Only the number is wanted: count the lines in the data with "this" in them.

##############################

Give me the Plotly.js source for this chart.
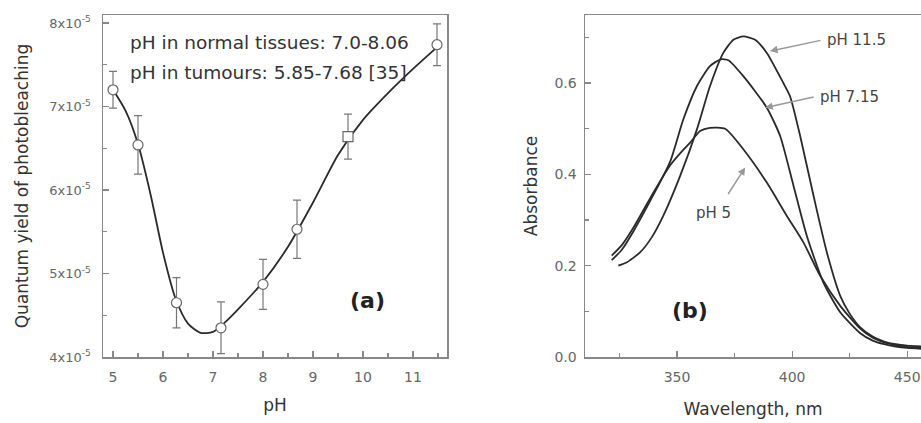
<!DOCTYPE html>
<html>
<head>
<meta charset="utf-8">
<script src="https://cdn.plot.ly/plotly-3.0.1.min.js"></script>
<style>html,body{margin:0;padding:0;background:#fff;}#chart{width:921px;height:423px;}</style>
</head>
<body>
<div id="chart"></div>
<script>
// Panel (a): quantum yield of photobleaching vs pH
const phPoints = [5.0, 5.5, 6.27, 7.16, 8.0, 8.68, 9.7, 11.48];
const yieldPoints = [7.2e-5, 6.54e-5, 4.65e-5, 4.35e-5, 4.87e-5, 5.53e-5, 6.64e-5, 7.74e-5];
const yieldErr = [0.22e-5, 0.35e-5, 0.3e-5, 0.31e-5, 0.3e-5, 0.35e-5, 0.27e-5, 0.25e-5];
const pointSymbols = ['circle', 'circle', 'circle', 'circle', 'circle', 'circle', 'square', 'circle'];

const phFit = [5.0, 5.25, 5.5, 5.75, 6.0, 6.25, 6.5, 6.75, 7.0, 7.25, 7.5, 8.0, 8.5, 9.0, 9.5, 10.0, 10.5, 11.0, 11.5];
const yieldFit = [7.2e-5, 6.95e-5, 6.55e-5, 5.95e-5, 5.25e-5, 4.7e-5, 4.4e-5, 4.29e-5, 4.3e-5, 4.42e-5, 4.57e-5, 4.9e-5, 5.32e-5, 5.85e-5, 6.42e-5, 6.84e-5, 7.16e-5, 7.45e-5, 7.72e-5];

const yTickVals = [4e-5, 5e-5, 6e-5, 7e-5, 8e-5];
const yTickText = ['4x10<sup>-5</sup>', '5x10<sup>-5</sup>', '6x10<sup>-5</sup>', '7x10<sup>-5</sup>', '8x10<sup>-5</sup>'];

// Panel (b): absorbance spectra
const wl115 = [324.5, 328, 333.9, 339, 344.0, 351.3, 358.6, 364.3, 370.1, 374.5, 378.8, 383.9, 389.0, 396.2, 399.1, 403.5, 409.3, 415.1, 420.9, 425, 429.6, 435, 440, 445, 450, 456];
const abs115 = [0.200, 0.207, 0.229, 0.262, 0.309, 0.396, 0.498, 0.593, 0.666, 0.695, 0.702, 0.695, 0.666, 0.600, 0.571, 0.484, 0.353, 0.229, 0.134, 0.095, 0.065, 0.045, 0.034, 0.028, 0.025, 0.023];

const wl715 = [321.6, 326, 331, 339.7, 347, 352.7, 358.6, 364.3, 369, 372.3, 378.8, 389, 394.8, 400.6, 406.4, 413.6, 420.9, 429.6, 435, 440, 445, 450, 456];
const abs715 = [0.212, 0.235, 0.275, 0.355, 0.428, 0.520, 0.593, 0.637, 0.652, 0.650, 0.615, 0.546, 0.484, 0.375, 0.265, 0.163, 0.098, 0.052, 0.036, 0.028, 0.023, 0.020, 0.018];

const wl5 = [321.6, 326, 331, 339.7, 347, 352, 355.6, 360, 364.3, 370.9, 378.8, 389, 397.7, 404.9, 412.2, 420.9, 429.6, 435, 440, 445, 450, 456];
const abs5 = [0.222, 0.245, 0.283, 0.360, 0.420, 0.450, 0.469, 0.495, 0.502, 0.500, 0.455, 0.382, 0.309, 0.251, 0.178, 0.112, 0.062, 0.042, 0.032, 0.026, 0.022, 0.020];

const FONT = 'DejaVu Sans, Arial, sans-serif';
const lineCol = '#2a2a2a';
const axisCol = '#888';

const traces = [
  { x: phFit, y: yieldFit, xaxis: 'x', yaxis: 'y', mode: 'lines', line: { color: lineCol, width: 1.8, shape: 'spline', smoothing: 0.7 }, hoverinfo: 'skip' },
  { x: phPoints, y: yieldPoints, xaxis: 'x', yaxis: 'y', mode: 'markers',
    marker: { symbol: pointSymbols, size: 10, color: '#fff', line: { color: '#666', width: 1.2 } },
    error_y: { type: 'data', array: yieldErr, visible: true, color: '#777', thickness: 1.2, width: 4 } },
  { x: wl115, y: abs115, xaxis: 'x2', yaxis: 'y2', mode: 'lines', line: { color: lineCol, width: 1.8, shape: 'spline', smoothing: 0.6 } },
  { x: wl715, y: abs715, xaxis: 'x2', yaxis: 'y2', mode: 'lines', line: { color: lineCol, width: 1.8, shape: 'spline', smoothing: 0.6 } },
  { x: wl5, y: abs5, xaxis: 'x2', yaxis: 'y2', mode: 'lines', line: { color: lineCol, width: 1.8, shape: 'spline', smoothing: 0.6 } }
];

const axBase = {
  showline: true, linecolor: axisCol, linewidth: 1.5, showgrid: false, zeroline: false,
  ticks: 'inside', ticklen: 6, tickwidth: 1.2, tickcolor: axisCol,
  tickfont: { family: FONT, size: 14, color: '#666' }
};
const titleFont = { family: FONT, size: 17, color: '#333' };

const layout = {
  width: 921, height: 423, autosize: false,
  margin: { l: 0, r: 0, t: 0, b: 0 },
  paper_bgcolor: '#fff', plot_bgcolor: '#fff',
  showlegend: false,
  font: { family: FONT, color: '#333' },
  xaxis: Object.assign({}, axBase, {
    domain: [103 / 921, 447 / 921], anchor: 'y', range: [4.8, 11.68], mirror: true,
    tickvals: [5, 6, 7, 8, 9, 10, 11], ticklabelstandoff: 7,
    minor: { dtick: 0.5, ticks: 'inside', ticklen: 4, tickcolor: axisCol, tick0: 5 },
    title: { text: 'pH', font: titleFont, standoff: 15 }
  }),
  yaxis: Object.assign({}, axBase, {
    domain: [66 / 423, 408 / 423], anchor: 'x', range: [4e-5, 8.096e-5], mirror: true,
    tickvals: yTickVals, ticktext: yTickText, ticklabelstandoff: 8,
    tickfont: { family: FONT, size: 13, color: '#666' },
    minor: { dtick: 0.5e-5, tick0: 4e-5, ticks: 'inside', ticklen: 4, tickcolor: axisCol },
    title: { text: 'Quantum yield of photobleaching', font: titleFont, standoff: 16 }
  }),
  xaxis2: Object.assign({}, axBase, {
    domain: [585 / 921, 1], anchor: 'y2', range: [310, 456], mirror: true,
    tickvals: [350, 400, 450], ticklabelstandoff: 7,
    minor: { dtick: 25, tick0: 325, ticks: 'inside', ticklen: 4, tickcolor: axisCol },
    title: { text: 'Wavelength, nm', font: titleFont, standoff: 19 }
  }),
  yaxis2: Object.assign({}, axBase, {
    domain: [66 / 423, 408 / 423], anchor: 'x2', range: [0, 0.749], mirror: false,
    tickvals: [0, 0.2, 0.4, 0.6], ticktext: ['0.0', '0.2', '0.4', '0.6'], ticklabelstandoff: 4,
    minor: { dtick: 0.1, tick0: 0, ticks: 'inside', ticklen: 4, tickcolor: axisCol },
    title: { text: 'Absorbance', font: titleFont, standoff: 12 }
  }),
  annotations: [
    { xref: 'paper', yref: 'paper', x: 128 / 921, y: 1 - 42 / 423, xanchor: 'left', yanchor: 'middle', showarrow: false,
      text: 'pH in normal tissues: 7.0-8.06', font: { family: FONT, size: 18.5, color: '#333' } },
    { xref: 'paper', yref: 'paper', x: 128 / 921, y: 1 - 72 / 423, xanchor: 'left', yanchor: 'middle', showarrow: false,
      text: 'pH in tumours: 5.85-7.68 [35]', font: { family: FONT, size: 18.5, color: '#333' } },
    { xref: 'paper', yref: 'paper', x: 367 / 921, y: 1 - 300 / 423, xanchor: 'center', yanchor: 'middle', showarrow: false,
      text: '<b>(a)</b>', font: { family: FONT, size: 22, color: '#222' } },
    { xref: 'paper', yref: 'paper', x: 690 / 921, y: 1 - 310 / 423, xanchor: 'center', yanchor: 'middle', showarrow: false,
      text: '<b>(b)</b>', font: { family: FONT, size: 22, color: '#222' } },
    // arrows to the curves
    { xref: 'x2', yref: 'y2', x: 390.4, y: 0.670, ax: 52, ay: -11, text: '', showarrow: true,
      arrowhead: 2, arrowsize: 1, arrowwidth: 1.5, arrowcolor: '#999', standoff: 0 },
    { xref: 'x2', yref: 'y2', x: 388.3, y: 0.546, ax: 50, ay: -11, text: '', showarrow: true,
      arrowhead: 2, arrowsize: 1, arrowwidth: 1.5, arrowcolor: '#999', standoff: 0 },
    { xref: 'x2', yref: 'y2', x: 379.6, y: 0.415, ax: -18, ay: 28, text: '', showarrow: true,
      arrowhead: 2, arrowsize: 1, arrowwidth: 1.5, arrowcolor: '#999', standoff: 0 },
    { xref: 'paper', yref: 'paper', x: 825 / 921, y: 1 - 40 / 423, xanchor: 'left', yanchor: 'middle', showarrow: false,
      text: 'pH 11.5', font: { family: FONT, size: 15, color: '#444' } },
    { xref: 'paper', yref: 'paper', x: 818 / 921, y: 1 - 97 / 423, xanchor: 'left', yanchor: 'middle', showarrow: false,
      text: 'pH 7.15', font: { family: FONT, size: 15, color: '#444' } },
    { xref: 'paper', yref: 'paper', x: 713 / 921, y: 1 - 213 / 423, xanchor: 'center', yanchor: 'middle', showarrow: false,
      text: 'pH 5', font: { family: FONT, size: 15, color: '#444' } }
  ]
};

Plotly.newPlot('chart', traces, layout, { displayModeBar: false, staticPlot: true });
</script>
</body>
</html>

##############################

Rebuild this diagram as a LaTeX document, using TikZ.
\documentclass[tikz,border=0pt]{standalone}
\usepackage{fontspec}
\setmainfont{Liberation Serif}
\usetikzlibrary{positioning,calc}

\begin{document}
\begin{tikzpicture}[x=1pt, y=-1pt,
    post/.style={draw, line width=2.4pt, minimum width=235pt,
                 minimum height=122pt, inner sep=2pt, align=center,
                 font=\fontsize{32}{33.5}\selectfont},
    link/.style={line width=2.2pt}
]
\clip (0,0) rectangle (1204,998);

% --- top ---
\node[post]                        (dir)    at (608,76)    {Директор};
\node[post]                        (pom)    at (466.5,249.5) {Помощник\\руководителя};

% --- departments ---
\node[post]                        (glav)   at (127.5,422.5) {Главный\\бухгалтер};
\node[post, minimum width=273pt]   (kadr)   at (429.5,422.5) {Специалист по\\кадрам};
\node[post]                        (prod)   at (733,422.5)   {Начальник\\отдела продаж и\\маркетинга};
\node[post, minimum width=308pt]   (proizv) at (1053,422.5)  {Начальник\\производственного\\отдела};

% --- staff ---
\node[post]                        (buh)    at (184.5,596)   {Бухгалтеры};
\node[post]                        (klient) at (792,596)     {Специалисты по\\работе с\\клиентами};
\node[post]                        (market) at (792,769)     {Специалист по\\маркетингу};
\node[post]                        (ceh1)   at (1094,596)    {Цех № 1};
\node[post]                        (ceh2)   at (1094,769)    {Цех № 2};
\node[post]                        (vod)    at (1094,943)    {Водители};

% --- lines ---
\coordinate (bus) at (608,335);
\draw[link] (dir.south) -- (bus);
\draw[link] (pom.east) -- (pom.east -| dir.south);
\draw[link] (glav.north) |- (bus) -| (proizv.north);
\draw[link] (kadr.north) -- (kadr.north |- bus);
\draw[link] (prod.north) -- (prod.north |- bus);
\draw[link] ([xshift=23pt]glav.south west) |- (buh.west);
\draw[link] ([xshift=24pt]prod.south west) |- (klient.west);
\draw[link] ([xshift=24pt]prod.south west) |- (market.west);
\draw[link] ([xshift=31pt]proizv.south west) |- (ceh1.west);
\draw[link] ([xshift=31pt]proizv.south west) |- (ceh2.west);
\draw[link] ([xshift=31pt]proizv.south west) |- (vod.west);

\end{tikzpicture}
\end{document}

##############################

Reply to the task.
2